Maybe it was the fact I still had a job to go to in the morning, one that paid the bills and had decent insurance. Or, maybe it was how quickly things moved from seeing the ad to sitting in the lobby filling out the application, or that the whole thing seemed like a lark, but I didn’t feel nervous. I’d recently finished a terrible story about lovers on the run from the cops that concluded in a motel, so I figured, at best, this could be a glimpse in to that world. I fell in to an immediate rapport with the two guys in the lobby, joking about the bleakness of Werner Herzog films. A section of the application asked about which books, films, and TV shows I enjoyed, and their lack of frowning disapproval was encouraging. I was asked to speak with the night manager, who was on duty.

Much of the interview, in retrospect, seemed to be a test of how well we could just, well, hang out. He discussed his interest in billiards, neurology, and divulged quite a bit of personal history and how he came to work at the motel. He had nineteen years of employment here, and he loved the amount of time it gave him to research his various interests, read, and simply think. Slow-paced? Check. And as for the tasks? The fundamental job of the night watch was to keep an eye on the property and guests. There were chores such as watering, laundering the pool towels, and fulfilling requests for things like extra pillows, but mostly I would watch and listen.

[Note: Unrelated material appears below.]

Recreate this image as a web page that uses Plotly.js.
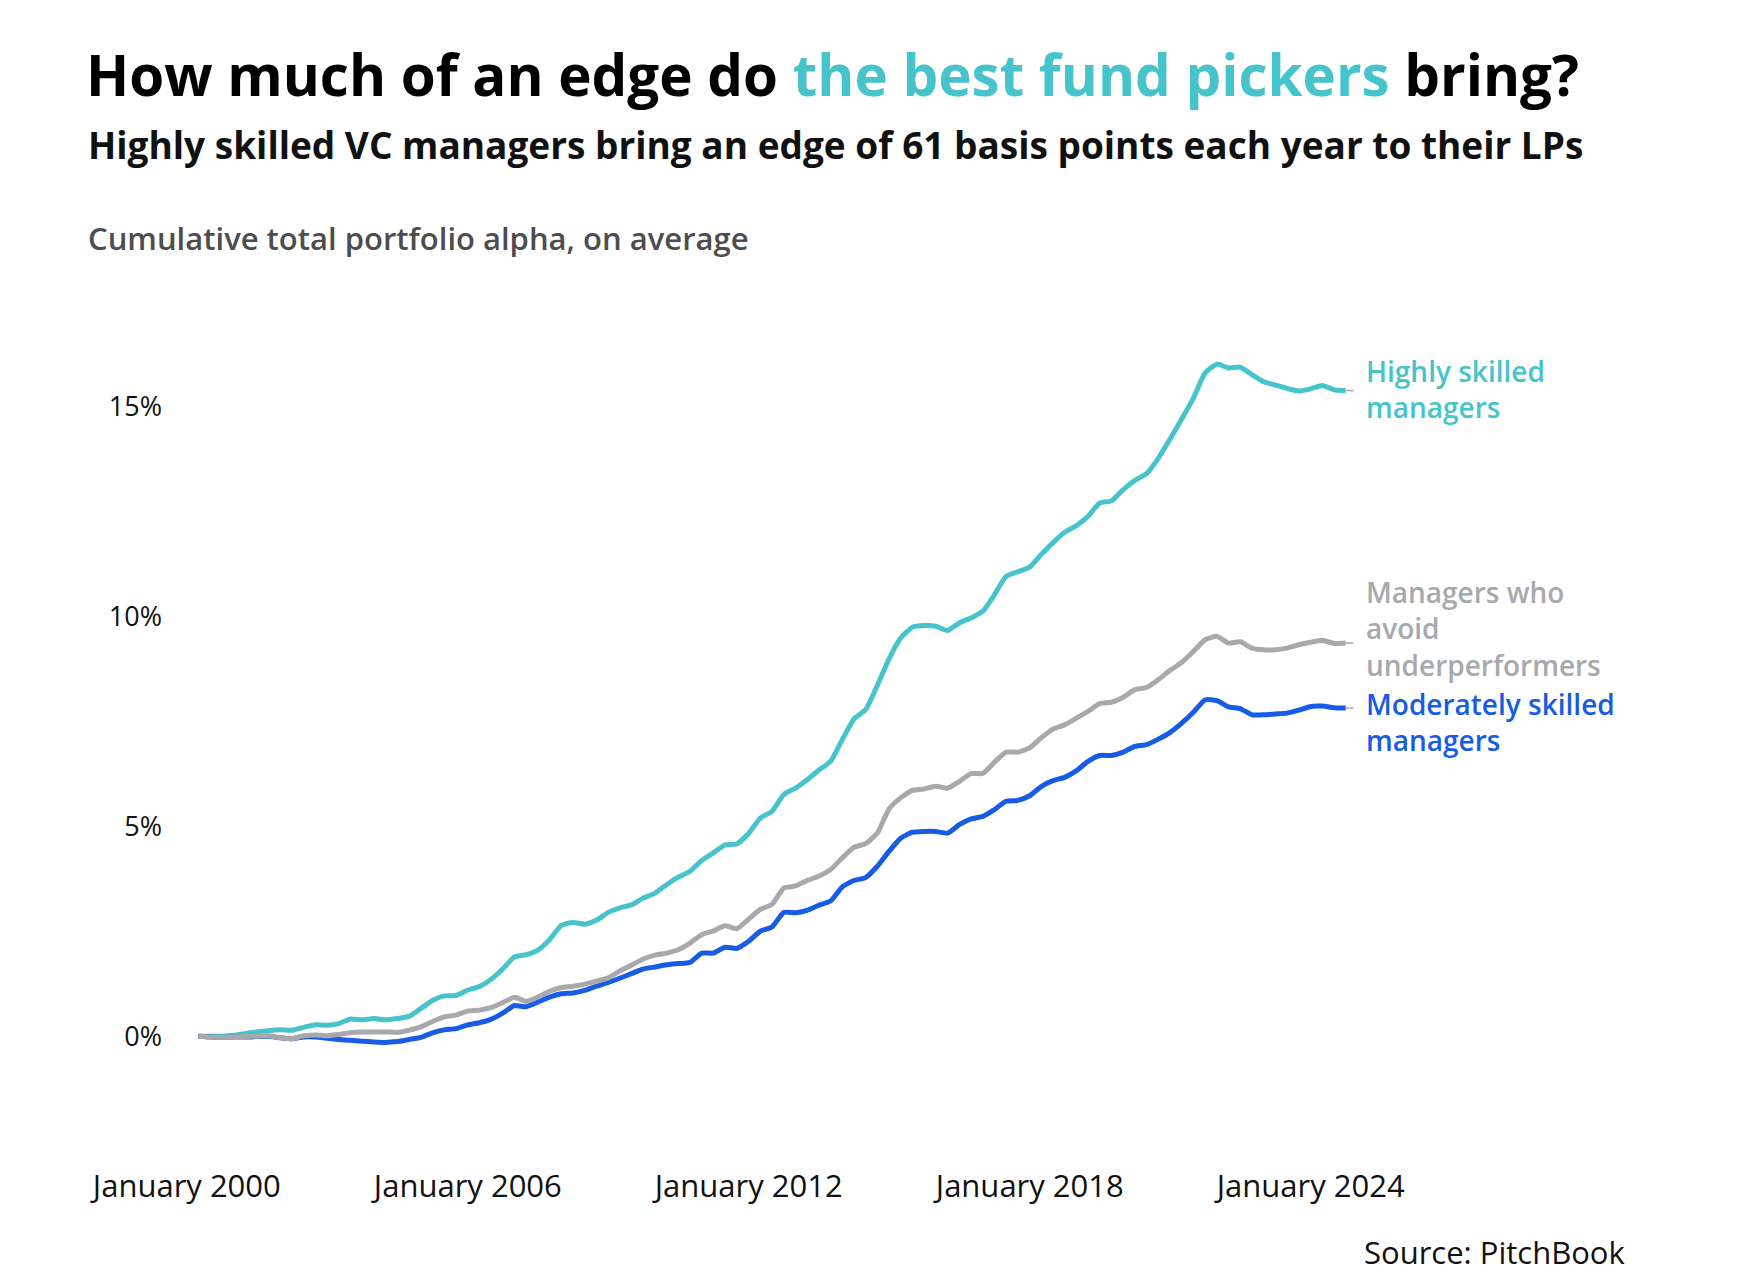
<!DOCTYPE html>
<html>
<head>
<meta charset="utf-8">
<script src="https://cdn.plot.ly/plotly-3.0.1.min.js"></script>
<style>
  html, body { margin: 0; padding: 0; background: #ffffff; }
  #chart { width: 1744px; height: 1284px; }
</style>
</head>
<body>
<div id="chart"></div>
<script>
// Quarter-end dates
const dates = [
  '2000-03-31','2000-06-30','2000-09-30','2000-12-31',
  '2001-03-31','2001-06-30','2001-09-30','2001-12-31',
  '2002-03-31','2002-06-30','2002-09-30','2002-12-31',
  '2003-03-31','2003-06-30','2003-09-30','2003-12-31',
  '2004-03-31','2004-06-30','2004-09-30','2004-12-31',
  '2005-03-31','2005-06-30','2005-09-30','2005-12-31',
  '2006-03-31','2006-06-30','2006-09-30','2006-12-31',
  '2007-03-31','2007-06-30','2007-09-30','2007-12-31',
  '2008-03-31','2008-06-30','2008-09-30','2008-12-31',
  '2009-03-31','2009-06-30','2009-09-30','2009-12-31',
  '2010-03-31','2010-06-30','2010-09-30','2010-12-31',
  '2011-03-31','2011-06-30','2011-09-30','2011-12-31',
  '2012-03-31','2012-06-30','2012-09-30','2012-12-31',
  '2013-03-31','2013-06-30','2013-09-30','2013-12-31',
  '2014-03-31','2014-06-30','2014-09-30','2014-12-31',
  '2015-03-31','2015-06-30','2015-09-30','2015-12-31',
  '2016-03-31','2016-06-30','2016-09-30','2016-12-31',
  '2017-03-31','2017-06-30','2017-09-30','2017-12-31',
  '2018-03-31','2018-06-30','2018-09-30','2018-12-31',
  '2019-03-31','2019-06-30','2019-09-30','2019-12-31',
  '2020-03-31','2020-06-30','2020-09-30','2020-12-31',
  '2021-03-31','2021-06-30','2021-09-30','2021-12-31',
  '2022-03-31','2022-06-30','2022-09-30','2022-12-31',
  '2023-03-31','2023-06-30','2023-09-30','2023-12-31',
  '2024-03-31','2024-06-30','2024-09-30'
];

// Cumulative total portfolio alpha (%)
const highlySkilled = [
  0.00, 0.00, 0.00, 0.02, 0.06, 0.10, 0.13, 0.15, 0.14, 0.21,
  0.27, 0.26, 0.30, 0.41, 0.39, 0.42, 0.39, 0.42, 0.47, 0.66,
  0.85, 0.96, 0.97, 1.10, 1.18, 1.35, 1.60, 1.89, 1.94, 2.05,
  2.30, 2.64, 2.71, 2.67, 2.76, 2.95, 3.06, 3.13, 3.29, 3.41,
  3.61, 3.79, 3.93, 4.19, 4.37, 4.56, 4.58, 4.83, 5.20, 5.36,
  5.76, 5.91, 6.11, 6.34, 6.55, 7.07, 7.56, 7.78, 8.36, 9.00,
  9.49, 9.75, 9.79, 9.77, 9.67, 9.85, 9.97, 10.13, 10.52, 10.96,
  11.07, 11.18, 11.48, 11.76, 12.01, 12.17, 12.39, 12.71, 12.76, 13.03,
  13.25, 13.41, 13.78, 14.24, 14.71, 15.21, 15.81, 16.02, 15.93, 15.95,
  15.77, 15.60, 15.52, 15.44, 15.38, 15.43, 15.51, 15.41, 15.39
];

const avoidUnderperformers = [
  0.00, -0.02, -0.03, -0.02, -0.01, 0.00, 0.01, -0.04, -0.06, 0.01,
  0.03, 0.01, 0.04, 0.08, 0.10, 0.10, 0.10, 0.09, 0.14, 0.22,
  0.35, 0.46, 0.50, 0.60, 0.62, 0.68, 0.80, 0.93, 0.83, 0.93,
  1.07, 1.16, 1.19, 1.24, 1.31, 1.39, 1.55, 1.69, 1.84, 1.93,
  1.98, 2.06, 2.22, 2.42, 2.51, 2.63, 2.56, 2.79, 3.02, 3.14,
  3.53, 3.58, 3.71, 3.81, 3.97, 4.25, 4.50, 4.59, 4.84, 5.42,
  5.68, 5.86, 5.89, 5.96, 5.91, 6.07, 6.26, 6.26, 6.53, 6.77,
  6.77, 6.87, 7.11, 7.32, 7.42, 7.58, 7.74, 7.93, 7.96, 8.08,
  8.26, 8.31, 8.50, 8.72, 8.91, 9.17, 9.45, 9.53, 9.37, 9.40,
  9.25, 9.21, 9.21, 9.25, 9.33, 9.39, 9.44, 9.36, 9.37
];

const moderatelySkilled = [
  0.00, -0.02, -0.03, -0.02, -0.02, -0.01, 0.00, -0.04, -0.06, -0.02,
  -0.02, -0.05, -0.08, -0.10, -0.12, -0.14, -0.15, -0.13, -0.08, -0.03,
  0.08, 0.15, 0.18, 0.27, 0.32, 0.40, 0.55, 0.73, 0.70, 0.81,
  0.93, 1.01, 1.03, 1.09, 1.19, 1.28, 1.38, 1.49, 1.60, 1.65,
  1.70, 1.73, 1.76, 1.98, 1.98, 2.12, 2.09, 2.26, 2.50, 2.60,
  2.95, 2.94, 3.00, 3.12, 3.22, 3.56, 3.71, 3.78, 4.05, 4.41,
  4.72, 4.86, 4.88, 4.88, 4.84, 5.04, 5.18, 5.24, 5.40, 5.60,
  5.62, 5.73, 5.95, 6.09, 6.17, 6.33, 6.55, 6.69, 6.69, 6.77,
  6.91, 6.95, 7.08, 7.24, 7.46, 7.72, 8.02, 8.00, 7.85, 7.81,
  7.66, 7.66, 7.68, 7.70, 7.77, 7.86, 7.87, 7.83, 7.82
];

const seriesNames = ['Highly skilled managers', 'Moderately skilled managers', 'Managers who avoid underperformers'];
const labelTexts = ['Highly skilled<br>managers', 'Managers who<br>avoid<br>underperformers', 'Moderately skilled<br>managers'];
const xTickVals = ['2000-01-01', '2006-01-01', '2012-01-01', '2018-01-01', '2024-01-01'];
const xTickText = ['January 2000', 'January 2006', 'January 2012', 'January 2018', 'January 2024'];
const yTickVals = [0, 5, 10, 15];
const yTickText = ['0%', '5%', '10%', '15%'];

const TEAL = '#47C4CB';
const BLUE = '#175CE5';
const GRAY = '#A7A9AC';

const lineStyle = (c) => ({ color: c, width: 5, shape: 'spline', smoothing: 0.5 });

const traces = [
  { x: dates, y: highlySkilled, name: seriesNames[0], type: 'scatter', mode: 'lines', line: lineStyle(TEAL), hoverinfo: 'skip' },
  { x: dates, y: moderatelySkilled, name: seriesNames[1], type: 'scatter', mode: 'lines', line: lineStyle(BLUE), hoverinfo: 'skip' },
  { x: dates, y: avoidUnderperformers, name: seriesNames[2], type: 'scatter', mode: 'lines', line: lineStyle(GRAY), hoverinfo: 'skip' }
];

// short leader lines from the end of each line toward its label
const lastDate = dates[dates.length - 1];
const leaderEnd = '2024-11-30';
const leaders = [highlySkilled, avoidUnderperformers, moderatelySkilled].map(s => ({
  type: 'line', xref: 'x', yref: 'y',
  x0: lastDate, x1: leaderEnd, y0: s[s.length - 1], y1: s[s.length - 1],
  line: { color: GRAY, width: 1.5 }
}));

// geometry helpers for paper coordinates
const L = 175, R = 1498.4, T = 323.35, B = 1162.35;
const px = (p) => (p - L) / (R - L);
const py = (p) => (B - p) / (B - T);

const labelFont = (c) => ({ family: 'Open Sans, sans-serif', size: 28, color: c, weight: 600 });
const lbl = (text, yTop, c) => ({ text, x: px(1364), y: py(yTop), xref: 'paper', yref: 'paper', xanchor: 'left', yanchor: 'top', align: 'left', showarrow: false, font: labelFont(c) });

const annotations = [
  { text: 'Highly skilled VC managers bring an edge of 61 basis points each year to their LPs',
    x: px(86), y: py(145), xref: 'paper', yref: 'paper', xanchor: 'left', yanchor: 'middle', showarrow: false,
    font: { family: 'Open Sans, sans-serif', size: 37, color: '#111111', weight: 700 } },
  { text: 'Cumulative total portfolio alpha, on average',
    x: px(86), y: py(238), xref: 'paper', yref: 'paper', xanchor: 'left', yanchor: 'middle', showarrow: false,
    font: { family: 'Open Sans, sans-serif', size: 31, color: '#4D4D4D', weight: 600 } },
  { text: 'Source: PitchBook',
    x: px(1627), y: py(1252), xref: 'paper', yref: 'paper', xanchor: 'right', yanchor: 'middle', showarrow: false,
    font: { family: 'Open Sans, sans-serif', size: 31, color: '#111111' } },
  lbl(labelTexts[0], 350, TEAL),
  lbl(labelTexts[1], 571, GRAY),
  lbl(labelTexts[2], 683, BLUE)
];

const layout = {
  width: 1744, height: 1284,
  paper_bgcolor: '#ffffff', plot_bgcolor: '#ffffff',
  showlegend: false,
  margin: { l: L, r: 1744 - R, t: T, b: 1284 - B, pad: 0 },
  font: { family: 'Open Sans, sans-serif', color: '#111111' },
  title: {
    text: 'How much of an edge do <span style="color:' + TEAL + '">the best fund pickers</span> bring?',
    x: 86 / 1744, xanchor: 'left', xref: 'container',
    y: 1 - 76 / 1284, yanchor: 'middle', yref: 'container',
    font: { family: 'Open Sans, sans-serif', size: 56.5, color: '#000000', weight: 700 }
  },
  xaxis: {
    type: 'date', range: ['1999-10-01', '2028-01-01'],
    tickvals: xTickVals, ticktext: xTickText,
    showgrid: false, zeroline: false, showline: false, ticks: '',
    ticklabelstandoff: 3,
    tickfont: { family: 'Open Sans, sans-serif', size: 31, color: '#111111' }
  },
  yaxis: {
    range: [-3, 17],
    tickvals: yTickVals, ticktext: yTickText,
    showgrid: false, zeroline: false, showline: false, ticks: '',
    ticklabelstandoff: 12,
    tickfont: { family: 'Open Sans, sans-serif', size: 27, color: '#111111' }
  },
  shapes: leaders,
  annotations: annotations
};

Plotly.newPlot('chart', traces, layout, { staticPlot: true, displayModeBar: false });
</script>
</body>
</html>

The final duty was to fill out the night report, documenting anything of interest for the incoming day staff and the owner. This could include unruly guests, maintenance issues I was unable to solve, or vagrants I had to escort from the property. It also served the larger interest of establishing a record of the egregiously awful, of guests who would never again be welcome.

After a week of additional interviews with the owner and day manager, as well as background checks to ensure my trustworthiness with the keys to the place, I was offered the position. My ambitionless inertia at the print shop was taken as a sign of stability, much appreciated at a family-owned motel where multi-year to near-decade tenures are the norm.

The restraint required to not break into song and dance when giving my two weeks was acknowledged in my own mental award ceremony of personal achievements. I was festooned with garlands, champagne-sprayed and hoisted heavenward. My family gutted a fatted calf.

The last few days of the job coincided with the first days of my overnight training. My manager insisted on a gentle transition, sensitive to the circadian chaos to come. My regular nine-to-five was about to become 9 p.m. to 5 a.m.

During my first trainings, I read the archived night reports. Most, fortunately, were brief: “The night was quiet. No problems to report.” Others, particularly one from a week prior, were lengthy and even mentioned summoning the police to the property. If made into a word tree, the words “loud” and “drunk” would be its thick trunk, with twisting branches of “smoking,” “talking,” and “arguing.” A pretty unpleasant tree.

I was told these cases, especially ones requiring the police, were rare and that I should just focus on establishing my new sleep schedule. Eight months later, and the idea of any firmly established sleep schedule, of some simple adjustment, has been replaced by the reality of struggling to manage shuteye in an inherently unnatural lifestyle.

I feel a slight twitching in my forehead. It reminds me of the Adderall, reminds me I need to check the audit paperwork, and to try and focus on numbers while Sal spits word after word, a scattered brain at 2X speed, on into the night.

Oct 12 2015 – Night Report – Josh – 9pm to 5am

A peaceful, quiet night. No problems.